I just found out how to import loads of historical stock prices into an array at http://www.pythonforfinance.net/2017/01/21/investment-portfolio-optimisation-with-python/
I did this using this code
import pandas_datareader as pdr
import pandas as pd
import numpy as np
import fix_yahoo_finance as yf
#yf.pdr_override()
source = 'yahoo'
stocks = ['AAPL', 'AMZN', 'MSFT', 'GOOG', 'GE']
start = '2017-01-01'
end_date = '2017-12-10'
data_array = pdr.DataReader(stocks, source, start,)['Adj Close']
print (data_array)
The issue is that I have a warning
Panel is deprecated and will be removed in a future version.
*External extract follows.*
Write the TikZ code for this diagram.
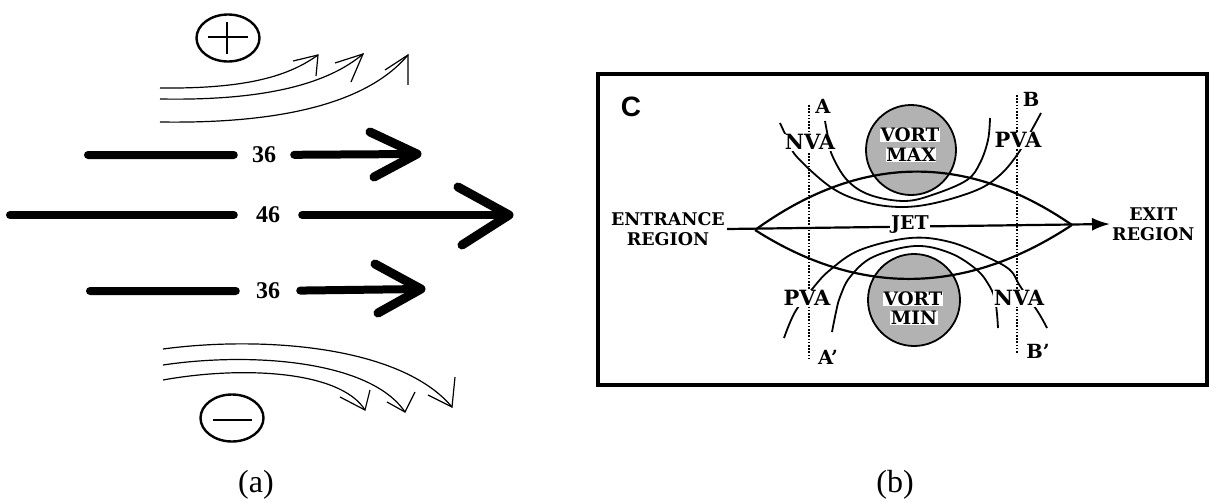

The recommended way to represent these types of 3-dimensional data are with a MultiIndex on a DataFrame, via the Panel.to_frame() method Alternatively, you can use the xarray package http://xarray.pydata.org/en/stable/. Pandas provides a
.to_xarray()
method to help automate this conversion.
So I need advice, my goal is to save the data to CSV or excel file. Second step will be to take the average of the last x days of prices and divide the current price by the average and finally then to do a percent rank on the stocks for each day. Given the multiple steps, I figured to write it all to excel one step after another and to save myself from having to recalculate all history each day.
QUESTION: Given this ambition, what would be better method: Xarray or MultiIndex on DataFrame?